[DATASET SECTION]
+ + + +

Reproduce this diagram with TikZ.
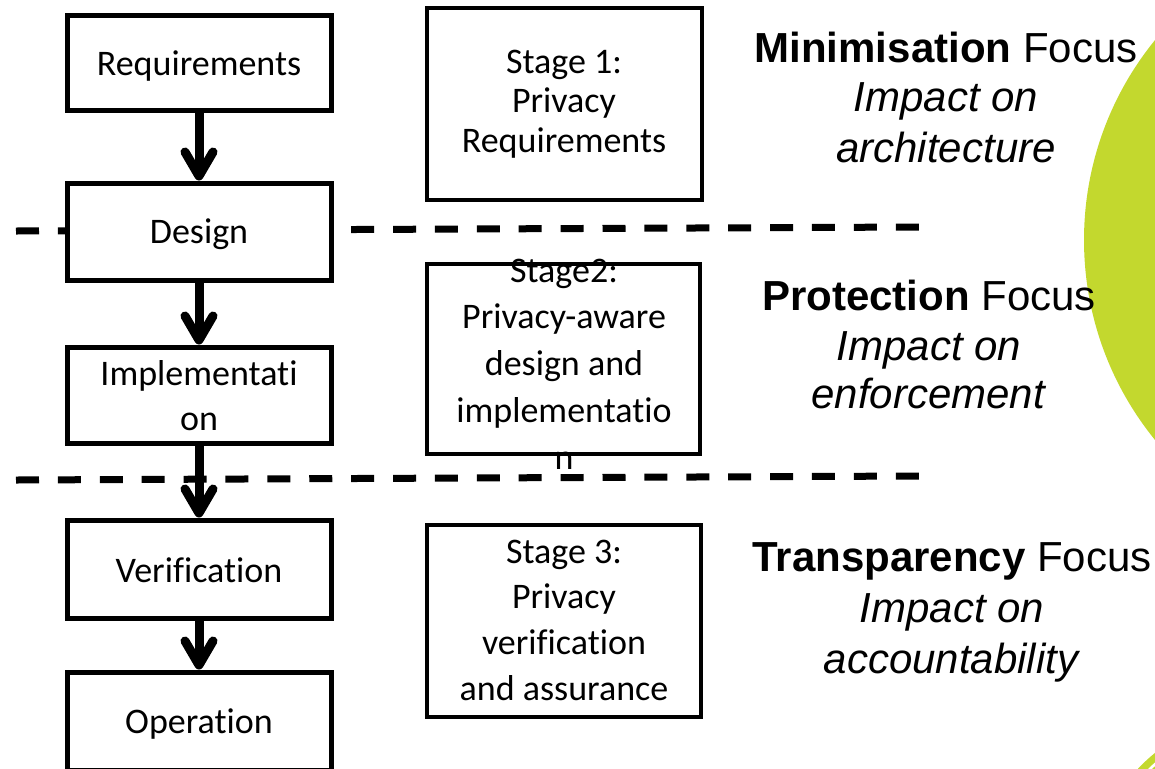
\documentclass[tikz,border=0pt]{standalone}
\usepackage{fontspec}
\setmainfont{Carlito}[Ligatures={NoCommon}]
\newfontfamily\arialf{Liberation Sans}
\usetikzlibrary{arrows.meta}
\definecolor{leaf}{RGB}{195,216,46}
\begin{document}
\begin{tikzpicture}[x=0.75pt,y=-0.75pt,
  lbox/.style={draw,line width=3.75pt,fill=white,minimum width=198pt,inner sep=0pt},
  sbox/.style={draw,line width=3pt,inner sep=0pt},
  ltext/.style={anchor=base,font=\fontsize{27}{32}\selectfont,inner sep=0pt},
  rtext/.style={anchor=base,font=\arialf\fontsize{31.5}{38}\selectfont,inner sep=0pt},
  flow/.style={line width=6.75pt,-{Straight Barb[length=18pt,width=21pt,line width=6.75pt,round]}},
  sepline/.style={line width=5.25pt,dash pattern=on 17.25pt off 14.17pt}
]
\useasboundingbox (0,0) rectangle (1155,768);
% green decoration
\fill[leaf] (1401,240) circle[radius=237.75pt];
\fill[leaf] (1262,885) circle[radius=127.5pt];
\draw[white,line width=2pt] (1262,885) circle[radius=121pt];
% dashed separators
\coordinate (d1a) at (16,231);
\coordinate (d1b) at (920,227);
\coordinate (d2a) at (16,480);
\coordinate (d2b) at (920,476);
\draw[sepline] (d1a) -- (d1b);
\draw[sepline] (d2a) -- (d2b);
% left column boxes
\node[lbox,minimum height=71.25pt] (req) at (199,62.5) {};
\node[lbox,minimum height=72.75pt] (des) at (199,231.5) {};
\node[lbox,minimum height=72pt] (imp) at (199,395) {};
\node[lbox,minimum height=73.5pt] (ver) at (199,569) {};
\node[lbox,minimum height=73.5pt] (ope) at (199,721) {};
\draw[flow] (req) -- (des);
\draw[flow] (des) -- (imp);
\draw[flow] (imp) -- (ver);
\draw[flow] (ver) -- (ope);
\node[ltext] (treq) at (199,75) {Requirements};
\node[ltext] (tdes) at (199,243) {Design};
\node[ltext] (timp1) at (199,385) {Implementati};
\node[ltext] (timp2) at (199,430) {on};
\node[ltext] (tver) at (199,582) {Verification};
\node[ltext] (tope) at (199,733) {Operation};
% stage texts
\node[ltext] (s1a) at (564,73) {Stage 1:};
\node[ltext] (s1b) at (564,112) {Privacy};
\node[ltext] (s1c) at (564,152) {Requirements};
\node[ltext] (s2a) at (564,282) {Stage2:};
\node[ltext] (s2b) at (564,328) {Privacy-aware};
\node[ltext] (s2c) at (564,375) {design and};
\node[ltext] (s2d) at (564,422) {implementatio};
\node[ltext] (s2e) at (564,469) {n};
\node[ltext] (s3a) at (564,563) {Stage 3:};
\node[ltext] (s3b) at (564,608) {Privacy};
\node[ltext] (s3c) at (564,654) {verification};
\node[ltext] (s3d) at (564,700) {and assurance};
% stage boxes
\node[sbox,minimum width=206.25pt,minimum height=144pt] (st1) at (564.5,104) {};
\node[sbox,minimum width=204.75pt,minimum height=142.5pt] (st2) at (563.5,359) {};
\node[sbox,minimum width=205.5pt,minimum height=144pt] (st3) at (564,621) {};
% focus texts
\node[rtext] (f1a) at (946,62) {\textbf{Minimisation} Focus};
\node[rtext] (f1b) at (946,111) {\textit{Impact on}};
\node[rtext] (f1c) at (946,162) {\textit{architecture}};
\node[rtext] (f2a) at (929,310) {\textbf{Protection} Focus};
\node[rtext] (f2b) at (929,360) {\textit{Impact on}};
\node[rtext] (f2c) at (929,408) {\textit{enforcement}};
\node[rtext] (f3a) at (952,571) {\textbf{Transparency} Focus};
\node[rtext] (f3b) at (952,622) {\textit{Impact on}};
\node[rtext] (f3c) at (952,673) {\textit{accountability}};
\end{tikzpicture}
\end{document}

+ + + +

[GIVEN INSTRUCTION] Your task is an exact transcription of all the data, minus the pictures.

[SOLUTION]
Reproduce this diagram with TikZ.
\documentclass[tikz,border=0pt]{standalone}
\usepackage{fontspec}
\setmainfont{Carlito}[Ligatures={NoCommon}]
\newfontfamily\arialf{Liberation Sans}
\usetikzlibrary{arrows.meta}
\definecolor{leaf}{RGB}{195,216,46}
\begin{document}
\begin{tikzpicture}[x=0.75pt,y=-0.75pt,
  lbox/.style={draw,line width=3.75pt,fill=white,minimum width=198pt,inner sep=0pt},
  sbox/.style={draw,line width=3pt,inner sep=0pt},
  ltext/.style={anchor=base,font=\fontsize{27}{32}\selectfont,inner sep=0pt},
  rtext/.style={anchor=base,font=\arialf\fontsize{31.5}{38}\selectfont,inner sep=0pt},
  flow/.style={line width=6.75pt,-{Straight Barb[length=18pt,width=21pt,line width=6.75pt,round]}},
  sepline/.style={line width=5.25pt,dash pattern=on 17.25pt off 14.17pt}
]
\useasboundingbox (0,0) rectangle (1155,768);
% green decoration
\fill[leaf] (1401,240) circle[radius=237.75pt];
\fill[leaf] (1262,885) circle[radius=127.5pt];
\draw[white,line width=2pt] (1262,885) circle[radius=121pt];
% dashed separators
\coordinate (d1a) at (16,231);
\coordinate (d1b) at (920,227);
\coordinate (d2a) at (16,480);
\coordinate (d2b) at (920,476);
\draw[sepline] (d1a) -- (d1b);
\draw[sepline] (d2a) -- (d2b);
% left column boxes
\node[lbox,minimum height=71.25pt] (req) at (199,62.5) {};
\node[lbox,minimum height=72.75pt] (des) at (199,231.5) {};
\node[lbox,minimum height=72pt] (imp) at (199,395) {};
\node[lbox,minimum height=73.5pt] (ver) at (199,569) {};
\node[lbox,minimum height=73.5pt] (ope) at (199,721) {};
\draw[flow] (req) -- (des);
\draw[flow] (des) -- (imp);
\draw[flow] (imp) -- (ver);
\draw[flow] (ver) -- (ope);
\node[ltext] (treq) at (199,75) {Requirements};
\node[ltext] (tdes) at (199,243) {Design};
\node[ltext] (timp1) at (199,385) {Implementati};
\node[ltext] (timp2) at (199,430) {on};
\node[ltext] (tver) at (199,582) {Verification};
\node[ltext] (tope) at (199,733) {Operation};
% stage texts
\node[ltext] (s1a) at (564,73) {Stage 1:};
\node[ltext] (s1b) at (564,112) {Privacy};
\node[ltext] (s1c) at (564,152) {Requirements};
\node[ltext] (s2a) at (564,282) {Stage2:};
\node[ltext] (s2b) at (564,328) {Privacy-aware};
\node[ltext] (s2c) at (564,375) {design and};
\node[ltext] (s2d) at (564,422) {implementatio};
\node[ltext] (s2e) at (564,469) {n};
\node[ltext] (s3a) at (564,563) {Stage 3:};
\node[ltext] (s3b) at (564,608) {Privacy};
\node[ltext] (s3c) at (564,654) {verification};
\node[ltext] (s3d) at (564,700) {and assurance};
% stage boxes
\node[sbox,minimum width=206.25pt,minimum height=144pt] (st1) at (564.5,104) {};
\node[sbox,minimum width=204.75pt,minimum height=142.5pt] (st2) at (563.5,359) {};
\node[sbox,minimum width=205.5pt,minimum height=144pt] (st3) at (564,621) {};
% focus texts
\node[rtext] (f1a) at (946,62) {\textbf{Minimisation} Focus};
\node[rtext] (f1b) at (946,111) {\textit{Impact on}};
\node[rtext] (f1c) at (946,162) {\textit{architecture}};
\node[rtext] (f2a) at (929,310) {\textbf{Protection} Focus};
\node[rtext] (f2b) at (929,360) {\textit{Impact on}};
\node[rtext] (f2c) at (929,408) {\textit{enforcement}};
\node[rtext] (f3a) at (952,571) {\textbf{Transparency} Focus};
\node[rtext] (f3b) at (952,622) {\textit{Impact on}};
\node[rtext] (f3c) at (952,673) {\textit{accountability}};
\end{tikzpicture}
\end{document}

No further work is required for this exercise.